Ten slotte, de lezer neme de tips voor ‘De tien liefste cadeaus voor zieken’ ter harte.
Het is een hartstikke aanbevelenswaardig boekje geworden.
En over ‘De verleidelijke pen’, korte verhalen van Gerbrand Muller, heruitgave 2018 door De Sneeuwstorm:
‘De verleidelijke pen’ - vijf korte verhalen - is een verleidelijk boekje, niet alleen vanwege de mooie omslag maar evenzeer door de inhoud. Het is geen gemakkelijke opgave die inhoud te beschrijven of er een samenvatting van te maken. Daar waag ik me dan ook niet aan.
Wat ik wel durf te zeggen, is dat de sfeer die de verhalen oproepen ongeveer het midden houdt tussen dromen en waken, leven en dood, speelsheid en ernst. Waar de droom begint en het waken ophoudt, of andersom, waar leven overgaat in dood, speelsheid in ernst, valt niet te zeggen.
Is het een kermis en zitten de personages of misschien ook de lezer in een draaimolen, een achtbaan? Zijn zij het slachtoffer van hallucinaties? Probeer al lezende maar eens een antwoord te formuleren op die vragen.

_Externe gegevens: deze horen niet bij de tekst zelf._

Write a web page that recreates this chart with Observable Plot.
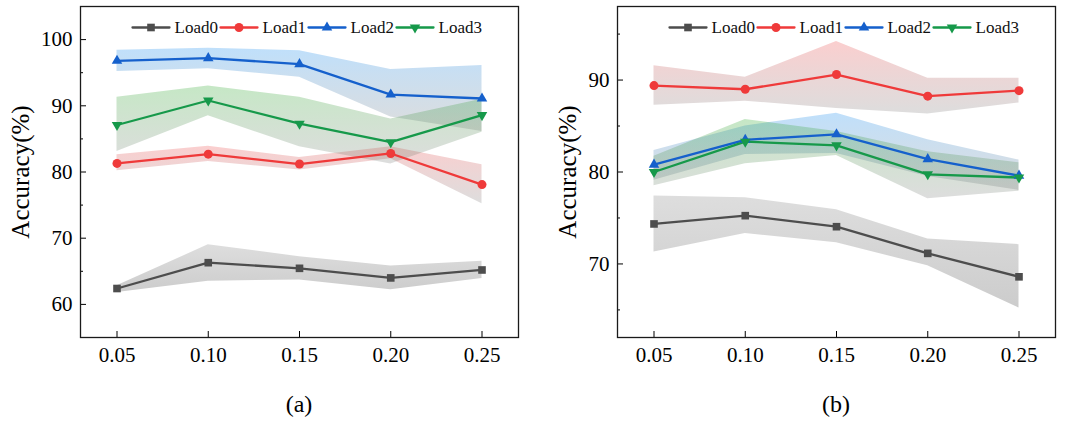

Gerbrand Muller heeft kans gezien om met de hiervoor beschreven methodes, als je daarvan al spreken kunt, een aantal existentiële vragen aan de orde te stellen. Nee, ook hier is geen antwoord te verkrijgen. Ik doe mijn best wel een paar voorbeelden te geven.
Wat is waarheid, wat doe je ermee als je haar in bezit hebt of kent? Is waarheid schoonheid of andersom? Wat is verleden, heden of toekomst? Bestaat er zoiets? Wat moet je ermee?
Waarméé je schrijft, zo stelt de verleidelijke pen in het gelijknamige verhaal, doet er niet toe. Het gaat erom hóe je schrijft. Waarna de pen de schrijver van ambtelijke stukken wel eens even laat zien dat en hoe het anders kan.
Waren de drie kerels in ‘Die durft!’ stomdronken, was de waarzegster gek? Heeft zij diegene van de drie die bij haar naar binnen durfde de waarheid verteld? En hoe luidde die dan? Of heeft de durfal alleen maar gedroomd?
Wat is buitenkant en wat is binnenkant? De arme winkelier, die bezeten is van die vraag jeremieert: ‘Geen mens kan het blijkbaar schelen dat hij niet het binnenste binnen tussen zijn vingers kan krijgen, waarom is het dan voor mij een onverdraaglijke gedachte?’
Wat, ten slotte, is ‘de bovenkamer’ en wat de ziel? Een warboel van vragen die raken aan het raadsel van het bestaan.
Na het plezier van het lezen van deze in prachtige zinnen gegoten korte verhalen zullen de opgeroepen vragen de lezer geheid nog een tijdje bezighouden.